What to do: Repeat the listing in full. Nothing may be added or left out.

Available data:

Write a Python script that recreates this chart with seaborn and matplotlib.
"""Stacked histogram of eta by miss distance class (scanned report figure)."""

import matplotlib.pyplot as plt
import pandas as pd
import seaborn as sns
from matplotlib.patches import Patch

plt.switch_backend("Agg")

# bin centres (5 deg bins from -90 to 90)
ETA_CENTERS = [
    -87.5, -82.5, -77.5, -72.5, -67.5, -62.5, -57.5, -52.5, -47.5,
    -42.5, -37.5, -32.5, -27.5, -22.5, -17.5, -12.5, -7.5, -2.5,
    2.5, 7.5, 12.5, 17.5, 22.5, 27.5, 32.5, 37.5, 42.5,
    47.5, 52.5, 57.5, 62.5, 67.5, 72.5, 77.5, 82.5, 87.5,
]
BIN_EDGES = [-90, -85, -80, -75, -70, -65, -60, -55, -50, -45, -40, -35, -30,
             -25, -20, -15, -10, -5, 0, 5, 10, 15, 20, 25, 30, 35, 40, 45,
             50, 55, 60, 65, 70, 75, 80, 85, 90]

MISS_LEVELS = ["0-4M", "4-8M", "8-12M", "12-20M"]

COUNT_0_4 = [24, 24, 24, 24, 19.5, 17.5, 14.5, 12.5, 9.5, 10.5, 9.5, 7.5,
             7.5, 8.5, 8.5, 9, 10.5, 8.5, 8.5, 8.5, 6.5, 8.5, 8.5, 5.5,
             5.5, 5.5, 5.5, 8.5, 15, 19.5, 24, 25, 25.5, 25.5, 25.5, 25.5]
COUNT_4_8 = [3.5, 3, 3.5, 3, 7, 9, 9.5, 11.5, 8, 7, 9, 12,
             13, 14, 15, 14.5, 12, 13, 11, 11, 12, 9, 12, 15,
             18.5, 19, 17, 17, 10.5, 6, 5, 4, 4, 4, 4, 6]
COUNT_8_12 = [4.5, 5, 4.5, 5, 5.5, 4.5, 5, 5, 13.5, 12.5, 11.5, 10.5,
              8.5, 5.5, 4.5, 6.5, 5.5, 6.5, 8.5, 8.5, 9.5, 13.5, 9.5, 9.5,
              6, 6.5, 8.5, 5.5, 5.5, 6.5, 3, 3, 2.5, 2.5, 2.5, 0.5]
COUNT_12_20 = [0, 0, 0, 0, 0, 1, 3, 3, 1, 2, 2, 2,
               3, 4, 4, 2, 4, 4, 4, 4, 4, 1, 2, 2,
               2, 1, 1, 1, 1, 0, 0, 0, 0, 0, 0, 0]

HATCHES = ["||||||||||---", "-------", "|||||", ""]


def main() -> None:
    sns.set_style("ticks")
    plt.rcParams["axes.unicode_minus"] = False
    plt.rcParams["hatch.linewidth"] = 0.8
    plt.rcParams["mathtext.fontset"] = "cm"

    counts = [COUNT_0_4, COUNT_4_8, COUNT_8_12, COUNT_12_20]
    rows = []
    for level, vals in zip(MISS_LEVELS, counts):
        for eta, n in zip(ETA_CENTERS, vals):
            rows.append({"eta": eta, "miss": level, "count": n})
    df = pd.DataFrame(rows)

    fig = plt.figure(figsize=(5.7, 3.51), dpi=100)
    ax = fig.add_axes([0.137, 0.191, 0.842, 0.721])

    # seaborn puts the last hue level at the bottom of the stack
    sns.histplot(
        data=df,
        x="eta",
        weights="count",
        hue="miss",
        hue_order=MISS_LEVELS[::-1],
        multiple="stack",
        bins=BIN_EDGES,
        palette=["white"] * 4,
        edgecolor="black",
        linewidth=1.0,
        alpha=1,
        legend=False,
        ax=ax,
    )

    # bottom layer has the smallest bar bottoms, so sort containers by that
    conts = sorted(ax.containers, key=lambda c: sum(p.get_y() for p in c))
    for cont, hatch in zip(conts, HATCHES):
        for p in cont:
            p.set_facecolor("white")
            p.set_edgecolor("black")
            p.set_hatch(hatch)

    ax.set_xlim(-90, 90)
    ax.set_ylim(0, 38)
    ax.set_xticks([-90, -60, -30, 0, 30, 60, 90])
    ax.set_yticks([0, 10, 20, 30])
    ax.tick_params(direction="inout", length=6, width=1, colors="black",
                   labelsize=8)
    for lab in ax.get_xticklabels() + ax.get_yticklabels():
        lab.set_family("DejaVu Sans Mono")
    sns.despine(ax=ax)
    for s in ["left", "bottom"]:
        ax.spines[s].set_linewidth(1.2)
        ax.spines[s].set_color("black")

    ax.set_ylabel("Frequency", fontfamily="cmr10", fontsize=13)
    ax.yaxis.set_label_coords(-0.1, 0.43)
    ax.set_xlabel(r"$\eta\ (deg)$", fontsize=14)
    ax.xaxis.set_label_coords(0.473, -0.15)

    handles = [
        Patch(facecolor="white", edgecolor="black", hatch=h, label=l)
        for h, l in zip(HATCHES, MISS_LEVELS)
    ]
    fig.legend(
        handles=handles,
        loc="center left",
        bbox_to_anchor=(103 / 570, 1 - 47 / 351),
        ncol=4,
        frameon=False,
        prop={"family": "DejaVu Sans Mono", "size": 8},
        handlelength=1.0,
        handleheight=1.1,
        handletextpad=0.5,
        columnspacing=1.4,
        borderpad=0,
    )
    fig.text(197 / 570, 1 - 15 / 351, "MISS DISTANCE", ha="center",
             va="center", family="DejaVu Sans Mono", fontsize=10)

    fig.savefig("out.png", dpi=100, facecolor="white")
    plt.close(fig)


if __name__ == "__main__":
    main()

Task solution:
Write a Python script that recreates this chart with seaborn and matplotlib.
"""Stacked histogram of eta by miss distance class (scanned report figure)."""

import matplotlib.pyplot as plt
import pandas as pd
import seaborn as sns
from matplotlib.patches import Patch

plt.switch_backend("Agg")

# bin centres (5 deg bins from -90 to 90)
ETA_CENTERS = [
    -87.5, -82.5, -77.5, -72.5, -67.5, -62.5, -57.5, -52.5, -47.5,
    -42.5, -37.5, -32.5, -27.5, -22.5, -17.5, -12.5, -7.5, -2.5,
    2.5, 7.5, 12.5, 17.5, 22.5, 27.5, 32.5, 37.5, 42.5,
    47.5, 52.5, 57.5, 62.5, 67.5, 72.5, 77.5, 82.5, 87.5,
]
BIN_EDGES = [-90, -85, -80, -75, -70, -65, -60, -55, -50, -45, -40, -35, -30,
             -25, -20, -15, -10, -5, 0, 5, 10, 15, 20, 25, 30, 35, 40, 45,
             50, 55, 60, 65, 70, 75, 80, 85, 90]

MISS_LEVELS = ["0-4M", "4-8M", "8-12M", "12-20M"]

COUNT_0_4 = [24, 24, 24, 24, 19.5, 17.5, 14.5, 12.5, 9.5, 10.5, 9.5, 7.5,
             7.5, 8.5, 8.5, 9, 10.5, 8.5, 8.5, 8.5, 6.5, 8.5, 8.5, 5.5,
             5.5, 5.5, 5.5, 8.5, 15, 19.5, 24, 25, 25.5, 25.5, 25.5, 25.5]
COUNT_4_8 = [3.5, 3, 3.5, 3, 7, 9, 9.5, 11.5, 8, 7, 9, 12,
             13, 14, 15, 14.5, 12, 13, 11, 11, 12, 9, 12, 15,
             18.5, 19, 17, 17, 10.5, 6, 5, 4, 4, 4, 4, 6]
COUNT_8_12 = [4.5, 5, 4.5, 5, 5.5, 4.5, 5, 5, 13.5, 12.5, 11.5, 10.5,
              8.5, 5.5, 4.5, 6.5, 5.5, 6.5, 8.5, 8.5, 9.5, 13.5, 9.5, 9.5,
              6, 6.5, 8.5, 5.5, 5.5, 6.5, 3, 3, 2.5, 2.5, 2.5, 0.5]
COUNT_12_20 = [0, 0, 0, 0, 0, 1, 3, 3, 1, 2, 2, 2,
               3, 4, 4, 2, 4, 4, 4, 4, 4, 1, 2, 2,
               2, 1, 1, 1, 1, 0, 0, 0, 0, 0, 0, 0]

HATCHES = ["||||||||||---", "-------", "|||||", ""]


def main() -> None:
    sns.set_style("ticks")
    plt.rcParams["axes.unicode_minus"] = False
    plt.rcParams["hatch.linewidth"] = 0.8
    plt.rcParams["mathtext.fontset"] = "cm"

    counts = [COUNT_0_4, COUNT_4_8, COUNT_8_12, COUNT_12_20]
    rows = []
    for level, vals in zip(MISS_LEVELS, counts):
        for eta, n in zip(ETA_CENTERS, vals):
            rows.append({"eta": eta, "miss": level, "count": n})
    df = pd.DataFrame(rows)

    fig = plt.figure(figsize=(5.7, 3.51), dpi=100)
    ax = fig.add_axes([0.137, 0.191, 0.842, 0.721])

    # seaborn puts the last hue level at the bottom of the stack
    sns.histplot(
        data=df,
        x="eta",
        weights="count",
        hue="miss",
        hue_order=MISS_LEVELS[::-1],
        multiple="stack",
        bins=BIN_EDGES,
        palette=["white"] * 4,
        edgecolor="black",
        linewidth=1.0,
        alpha=1,
        legend=False,
        ax=ax,
    )

    # bottom layer has the smallest bar bottoms, so sort containers by that
    conts = sorted(ax.containers, key=lambda c: sum(p.get_y() for p in c))
    for cont, hatch in zip(conts, HATCHES):
        for p in cont:
            p.set_facecolor("white")
            p.set_edgecolor("black")
            p.set_hatch(hatch)

    ax.set_xlim(-90, 90)
    ax.set_ylim(0, 38)
    ax.set_xticks([-90, -60, -30, 0, 30, 60, 90])
    ax.set_yticks([0, 10, 20, 30])
    ax.tick_params(direction="inout", length=6, width=1, colors="black",
                   labelsize=8)
    for lab in ax.get_xticklabels() + ax.get_yticklabels():
        lab.set_family("DejaVu Sans Mono")
    sns.despine(ax=ax)
    for s in ["left", "bottom"]:
        ax.spines[s].set_linewidth(1.2)
        ax.spines[s].set_color("black")

    ax.set_ylabel("Frequency", fontfamily="cmr10", fontsize=13)
    ax.yaxis.set_label_coords(-0.1, 0.43)
    ax.set_xlabel(r"$\eta\ (deg)$", fontsize=14)
    ax.xaxis.set_label_coords(0.473, -0.15)

    handles = [
        Patch(facecolor="white", edgecolor="black", hatch=h, label=l)
        for h, l in zip(HATCHES, MISS_LEVELS)
    ]
    fig.legend(
        handles=handles,
        loc="center left",
        bbox_to_anchor=(103 / 570, 1 - 47 / 351),
        ncol=4,
        frameon=False,
        prop={"family": "DejaVu Sans Mono", "size": 8},
        handlelength=1.0,
        handleheight=1.1,
        handletextpad=0.5,
        columnspacing=1.4,
        borderpad=0,
    )
    fig.text(197 / 570, 1 - 15 / 351, "MISS DISTANCE", ha="center",
             va="center", family="DejaVu Sans Mono", fontsize=10)

    fig.savefig("out.png", dpi=100, facecolor="white")
    plt.close(fig)


if __name__ == "__main__":
    main()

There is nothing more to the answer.